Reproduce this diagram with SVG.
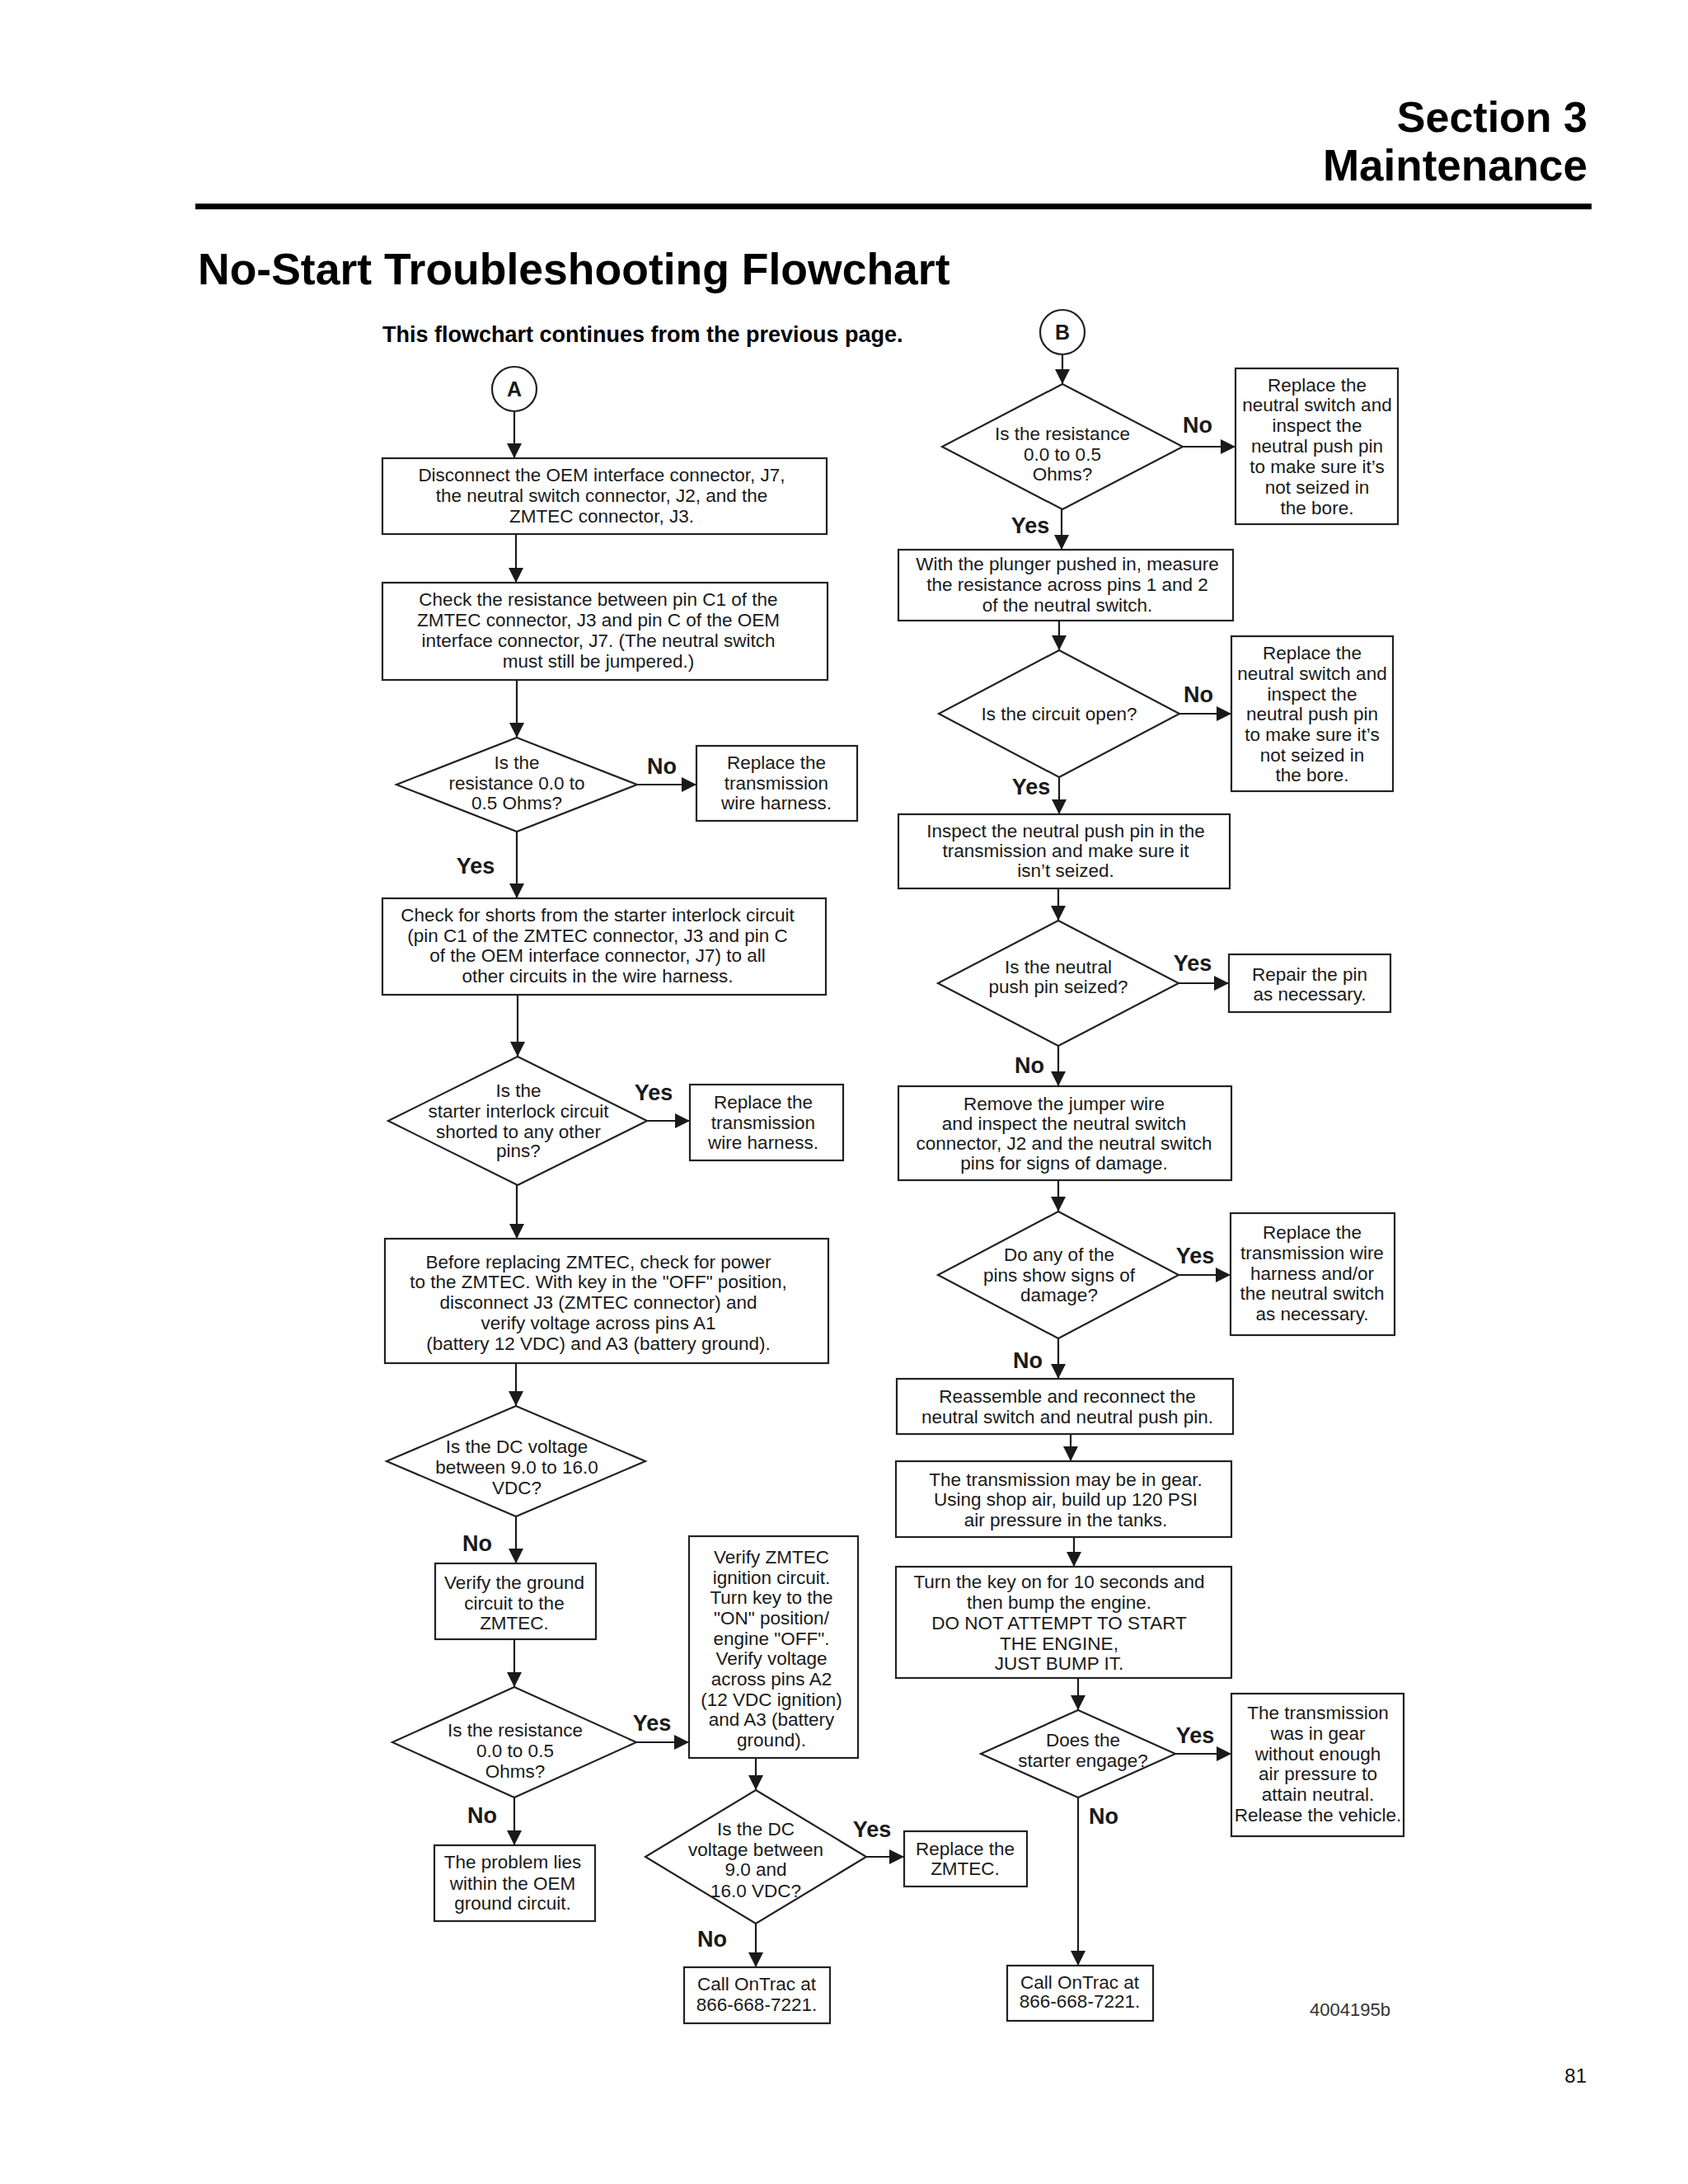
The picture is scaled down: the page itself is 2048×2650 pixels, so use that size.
<svg xmlns="http://www.w3.org/2000/svg" width="2048" height="2650" viewBox="0 0 2048 2650">
<defs>
<marker id="ah" markerUnits="userSpaceOnUse" markerWidth="18" markerHeight="18" refX="18" refY="9" orient="auto"><path d="M0,0 L18,9 L0,18 z" fill="#1a1a1a"/></marker>
<style>
.box{fill:#fff;stroke:#222;stroke-width:2.2}
.t{font-family:"Liberation Sans",Arial,sans-serif;font-size:22.5px;fill:#1a1a1a;text-anchor:middle}
.lb{font-family:"Liberation Sans",Arial,sans-serif;font-size:27px;font-weight:bold;fill:#1a1a1a;text-anchor:middle}
.cl{font-family:"Liberation Sans",Arial,sans-serif;font-size:25px;font-weight:bold;fill:#1a1a1a;text-anchor:middle}
.c line{stroke:#1a1a1a;stroke-width:2.2;marker-end:url(#ah)}
.h{font-family:"Liberation Sans",Arial,sans-serif;font-weight:bold;fill:#000}
</style>
</defs>
<rect width="2048" height="2650" fill="#fff"/>
<g id="header">
<text class="h" x="1926" y="160" font-size="52" text-anchor="end">Section 3</text>
<text class="h" x="1926" y="219" font-size="53" text-anchor="end">Maintenance</text>
<rect x="237" y="247" width="1694" height="7" fill="#000"/>
<text class="h" x="240" y="345" font-size="53.5">No-Start Troubleshooting Flowchart</text>
<text class="h" x="464" y="415" font-size="27">This flowchart continues from the previous page.</text>
</g>
<g id="connectors" class="c">
<line x1="624" y1="499" x2="624" y2="556"/>
<line x1="626" y1="648" x2="626" y2="707"/>
<line x1="627" y1="825" x2="627" y2="895"/>
<line x1="773" y1="952" x2="845" y2="952"/>
<line x1="627" y1="1009" x2="627" y2="1090"/>
<line x1="628" y1="1207" x2="628" y2="1282"/>
<line x1="785" y1="1360" x2="837" y2="1360"/>
<line x1="627" y1="1438" x2="627" y2="1503"/>
<line x1="626" y1="1654" x2="626" y2="1706"/>
<line x1="626" y1="1840" x2="626" y2="1897"/>
<line x1="624" y1="1989" x2="624" y2="2047"/>
<line x1="772" y1="2114" x2="836" y2="2114"/>
<line x1="624" y1="2181" x2="624" y2="2239"/>
<line x1="917" y1="2133" x2="917" y2="2172"/>
<line x1="1051" y1="2253" x2="1097" y2="2253"/>
<line x1="917" y1="2334" x2="917" y2="2387"/>
<line x1="1289" y1="430" x2="1289" y2="466"/>
<line x1="1435" y1="542" x2="1499" y2="542"/>
<line x1="1288" y1="618" x2="1288" y2="667"/>
<line x1="1285" y1="753" x2="1285" y2="789"/>
<line x1="1431" y1="866" x2="1494" y2="866"/>
<line x1="1285" y1="943" x2="1285" y2="988"/>
<line x1="1284" y1="1078" x2="1284" y2="1117"/>
<line x1="1430" y1="1193" x2="1491" y2="1193"/>
<line x1="1284" y1="1269" x2="1284" y2="1318"/>
<line x1="1284" y1="1432" x2="1284" y2="1470"/>
<line x1="1430" y1="1547" x2="1493" y2="1547"/>
<line x1="1284" y1="1624" x2="1284" y2="1673"/>
<line x1="1299" y1="1740" x2="1299" y2="1773"/>
<line x1="1303" y1="1865" x2="1303" y2="1901"/>
<line x1="1308" y1="2036" x2="1308" y2="2075"/>
<line x1="1426" y1="2128" x2="1494" y2="2128"/>
<line x1="1308" y1="2181" x2="1308" y2="2385"/>
</g>
<g id="labels">
<text class="lb" x="803" y="939">No</text>
<text class="lb" x="577" y="1060">Yes</text>
<text class="lb" x="793" y="1335">Yes</text>
<text class="lb" x="579" y="1882">No</text>
<text class="lb" x="791" y="2100">Yes</text>
<text class="lb" x="585" y="2212">No</text>
<text class="lb" x="1058" y="2229">Yes</text>
<text class="lb" x="864" y="2362">No</text>
<text class="lb" x="1453" y="525">No</text>
<text class="lb" x="1250" y="647">Yes</text>
<text class="lb" x="1454" y="852">No</text>
<text class="lb" x="1251" y="964">Yes</text>
<text class="lb" x="1447" y="1178">Yes</text>
<text class="lb" x="1249" y="1302">No</text>
<text class="lb" x="1450" y="1533">Yes</text>
<text class="lb" x="1247" y="1660">No</text>
<text class="lb" x="1450" y="2115">Yes</text>
<text class="lb" x="1339" y="2213">No</text>
</g>
<g id="startA"><ellipse class="box" cx="624" cy="472" rx="27" ry="27"/><text class="cl" x="624" y="481">A</text></g>
<g id="startB"><ellipse class="box" cx="1289" cy="403" rx="27" ry="27"/><text class="cl" x="1289" y="412">B</text></g>
<g id="n1"><rect class="box" x="464" y="556" width="539" height="92"/>
<text class="t" x="730" y="584">Disconnect the OEM interface connector, J7,</text>
<text class="t" x="730" y="609">the neutral switch connector, J2, and the</text>
<text class="t" x="730" y="634">ZMTEC connector, J3.</text></g>
<g id="n2"><rect class="box" x="464" y="707" width="540" height="118"/>
<text class="t" x="726" y="735">Check the resistance between pin C1 of the</text>
<text class="t" x="726" y="760">ZMTEC connector, J3 and pin C of the OEM</text>
<text class="t" x="726" y="785">interface connector, J7. (The neutral switch</text>
<text class="t" x="726" y="810">must still be jumpered.)</text></g>
<g id="d1"><polygon class="box" points="627,895 773,952 627,1009 481,952"/>
<text class="t" x="627" y="933">Is the</text>
<text class="t" x="627" y="958">resistance 0.0 to</text>
<text class="t" x="627" y="982">0.5 Ohms?</text></g>
<g id="r1"><rect class="box" x="845" y="905" width="195" height="91"/>
<text class="t" x="942" y="933">Replace the</text>
<text class="t" x="942" y="958">transmission</text>
<text class="t" x="942" y="982">wire harness.</text></g>
<g id="n3"><rect class="box" x="464" y="1090" width="538" height="117"/>
<text class="t" x="725" y="1118">Check for shorts from the starter interlock circuit</text>
<text class="t" x="725" y="1143">(pin C1 of the ZMTEC connector, J3 and pin C</text>
<text class="t" x="725" y="1167">of the OEM interface connector, J7) to all</text>
<text class="t" x="725" y="1192">other circuits in the wire harness.</text></g>
<g id="d2"><polygon class="box" points="628,1282 785,1360 628,1438 471,1360"/>
<text class="t" x="629" y="1331">Is the</text>
<text class="t" x="629" y="1356">starter interlock circuit</text>
<text class="t" x="629" y="1381">shorted to any other</text>
<text class="t" x="629" y="1404">pins?</text></g>
<g id="r2"><rect class="box" x="837" y="1316" width="186" height="92"/>
<text class="t" x="926" y="1345">Replace the</text>
<text class="t" x="926" y="1370">transmission</text>
<text class="t" x="926" y="1394">wire harness.</text></g>
<g id="n4"><rect class="box" x="467" y="1503" width="538" height="151"/>
<text class="t" x="726" y="1539">Before replacing ZMTEC, check for power</text>
<text class="t" x="726" y="1563">to the ZMTEC. With key in the "OFF" position,</text>
<text class="t" x="726" y="1588">disconnect J3 (ZMTEC connector) and</text>
<text class="t" x="726" y="1613">verify voltage across pins A1</text>
<text class="t" x="726" y="1638">(battery 12 VDC) and A3 (battery ground).</text></g>
<g id="d3"><polygon class="box" points="626,1706 783,1773 626,1840 469,1773"/>
<text class="t" x="627" y="1763">Is the DC voltage</text>
<text class="t" x="627" y="1788">between 9.0 to 16.0</text>
<text class="t" x="627" y="1813">VDC?</text></g>
<g id="n5"><rect class="box" x="528" y="1897" width="195" height="92"/>
<text class="t" x="624" y="1928">Verify the ground</text>
<text class="t" x="624" y="1953">circuit to the</text>
<text class="t" x="624" y="1977">ZMTEC.</text></g>
<g id="d4"><polygon class="box" points="624,2047 772,2114 624,2181 476,2114"/>
<text class="t" x="625" y="2107">Is the resistance</text>
<text class="t" x="625" y="2132">0.0 to 0.5</text>
<text class="t" x="625" y="2157">Ohms?</text></g>
<g id="n7"><rect class="box" x="527" y="2239" width="195" height="92"/>
<text class="t" x="622" y="2267">The problem lies</text>
<text class="t" x="622" y="2293">within the OEM</text>
<text class="t" x="622" y="2317">ground circuit.</text></g>
<g id="n6"><rect class="box" x="836" y="1864" width="205" height="269"/>
<text class="t" x="936" y="1897">Verify ZMTEC</text>
<text class="t" x="936" y="1922">ignition circuit.</text>
<text class="t" x="936" y="1946">Turn key to the</text>
<text class="t" x="936" y="1971">"ON" position/</text>
<text class="t" x="936" y="1996">engine "OFF".</text>
<text class="t" x="936" y="2020">Verify voltage</text>
<text class="t" x="936" y="2045">across pins A2</text>
<text class="t" x="936" y="2070">(12 VDC ignition)</text>
<text class="t" x="936" y="2094">and A3 (battery</text>
<text class="t" x="936" y="2119">ground).</text></g>
<g id="d5"><polygon class="box" points="917,2172 1051,2253 917,2334 783,2253"/>
<text class="t" x="917" y="2227">Is the DC</text>
<text class="t" x="917" y="2252">voltage between</text>
<text class="t" x="917" y="2276">9.0 and</text>
<text class="t" x="917" y="2302">16.0 VDC?</text></g>
<g id="r8"><rect class="box" x="1097" y="2222" width="149" height="67"/>
<text class="t" x="1171" y="2251">Replace the</text>
<text class="t" x="1171" y="2275">ZMTEC.</text></g>
<g id="n8"><rect class="box" x="830" y="2387" width="177" height="68"/>
<text class="t" x="918" y="2415">Call OnTrac at</text>
<text class="t" x="918" y="2440">866-668-7221.</text></g>
<g id="d6"><polygon class="box" points="1289,466 1435,542 1289,618 1143,542"/>
<text class="t" x="1289" y="534">Is the resistance</text>
<text class="t" x="1289" y="559">0.0 to 0.5</text>
<text class="t" x="1289" y="583">Ohms?</text></g>
<g id="r3"><rect class="box" x="1499" y="447" width="197" height="189"/>
<text class="t" x="1598" y="475">Replace the</text>
<text class="t" x="1598" y="499">neutral switch and</text>
<text class="t" x="1598" y="524">inspect the</text>
<text class="t" x="1598" y="549">neutral push pin</text>
<text class="t" x="1598" y="574">to make sure it’s</text>
<text class="t" x="1598" y="599">not seized in</text>
<text class="t" x="1598" y="624">the bore.</text></g>
<g id="n9"><rect class="box" x="1090" y="667" width="406" height="86"/>
<text class="t" x="1295" y="692">With the plunger pushed in, measure</text>
<text class="t" x="1295" y="717">the resistance across pins 1 and 2</text>
<text class="t" x="1295" y="742">of the neutral switch.</text></g>
<g id="d7"><polygon class="box" points="1285,789 1431,866 1285,943 1139,866"/>
<text class="t" x="1285" y="874">Is the circuit open?</text></g>
<g id="r4"><rect class="box" x="1494" y="772" width="196" height="188"/>
<text class="t" x="1592" y="800">Replace the</text>
<text class="t" x="1592" y="825">neutral switch and</text>
<text class="t" x="1592" y="850">inspect the</text>
<text class="t" x="1592" y="874">neutral push pin</text>
<text class="t" x="1592" y="899">to make sure it’s</text>
<text class="t" x="1592" y="924">not seized in</text>
<text class="t" x="1592" y="948">the bore.</text></g>
<g id="n10"><rect class="box" x="1090" y="988" width="402" height="90"/>
<text class="t" x="1293" y="1016">Inspect the neutral push pin in the</text>
<text class="t" x="1293" y="1040">transmission and make sure it</text>
<text class="t" x="1293" y="1064">isn’t seized.</text></g>
<g id="d8"><polygon class="box" points="1284,1117 1430,1193 1284,1269 1138,1193"/>
<text class="t" x="1284" y="1181">Is the neutral</text>
<text class="t" x="1284" y="1205">push pin seized?</text></g>
<g id="r5"><rect class="box" x="1491" y="1158" width="196" height="70"/>
<text class="t" x="1589" y="1190">Repair the pin</text>
<text class="t" x="1589" y="1214">as necessary.</text></g>
<g id="n11"><rect class="box" x="1090" y="1318" width="404" height="114"/>
<text class="t" x="1291" y="1347">Remove the jumper wire</text>
<text class="t" x="1291" y="1371">and inspect the neutral switch</text>
<text class="t" x="1291" y="1395">connector, J2 and the neutral switch</text>
<text class="t" x="1291" y="1419">pins for signs of damage.</text></g>
<g id="d9"><polygon class="box" points="1284,1470 1430,1547 1284,1624 1138,1547"/>
<text class="t" x="1285" y="1530">Do any of the</text>
<text class="t" x="1285" y="1555">pins show signs of</text>
<text class="t" x="1285" y="1579">damage?</text></g>
<g id="r6"><rect class="box" x="1493" y="1472" width="199" height="148"/>
<text class="t" x="1592" y="1503">Replace the</text>
<text class="t" x="1592" y="1528">transmission wire</text>
<text class="t" x="1592" y="1553">harness and/or</text>
<text class="t" x="1592" y="1577">the neutral switch</text>
<text class="t" x="1592" y="1602">as necessary.</text></g>
<g id="n12"><rect class="box" x="1088" y="1673" width="408" height="67"/>
<text class="t" x="1295" y="1702">Reassemble and reconnect the</text>
<text class="t" x="1295" y="1727">neutral switch and neutral push pin.</text></g>
<g id="n13"><rect class="box" x="1087" y="1773" width="407" height="92"/>
<text class="t" x="1293" y="1803">The transmission may be in gear.</text>
<text class="t" x="1293" y="1827">Using shop air, build up 120 PSI</text>
<text class="t" x="1293" y="1852">air pressure in the tanks.</text></g>
<g id="n14"><rect class="box" x="1087" y="1901" width="407" height="135"/>
<text class="t" x="1285" y="1927">Turn the key on for 10 seconds and</text>
<text class="t" x="1285" y="1952">then bump the engine.</text>
<text class="t" x="1285" y="1977">DO NOT ATTEMPT TO START</text>
<text class="t" x="1285" y="2002">THE ENGINE,</text>
<text class="t" x="1285" y="2026">JUST BUMP IT.</text></g>
<g id="d10"><polygon class="box" points="1308,2075 1426,2128 1308,2181 1190,2128"/>
<text class="t" x="1314" y="2119">Does the</text>
<text class="t" x="1314" y="2144">starter engage?</text></g>
<g id="r7"><rect class="box" x="1494" y="2055" width="209" height="173"/>
<text class="t" x="1599" y="2086">The transmission</text>
<text class="t" x="1599" y="2111">was in gear</text>
<text class="t" x="1599" y="2136">without enough</text>
<text class="t" x="1599" y="2160">air pressure to</text>
<text class="t" x="1599" y="2185">attain neutral.</text>
<text class="t" x="1599" y="2210">Release the vehicle.</text></g>
<g id="n15"><rect class="box" x="1222" y="2385" width="177" height="67"/>
<text class="t" x="1310" y="2413">Call OnTrac at</text>
<text class="t" x="1310" y="2436">866-668-7221.</text></g>
<g id="footer">
<text x="1638" y="2446" font-family="'Liberation Sans',Arial,sans-serif" font-size="22" fill="#333" text-anchor="middle">4004195b</text>
<text x="1925" y="2527" font-family="'Liberation Sans',Arial,sans-serif" font-size="24" fill="#111" text-anchor="end">81</text>
</g>
</svg>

### Stated goal:
Identify the lines that contain the string "page", and copy every one of them.

### Exercise response:
The picture is scaled down: the page itself is 2048×2650 pixels, so use that size.
<text class="h" x="464" y="415" font-size="27">This flowchart continues from the previous page.</text>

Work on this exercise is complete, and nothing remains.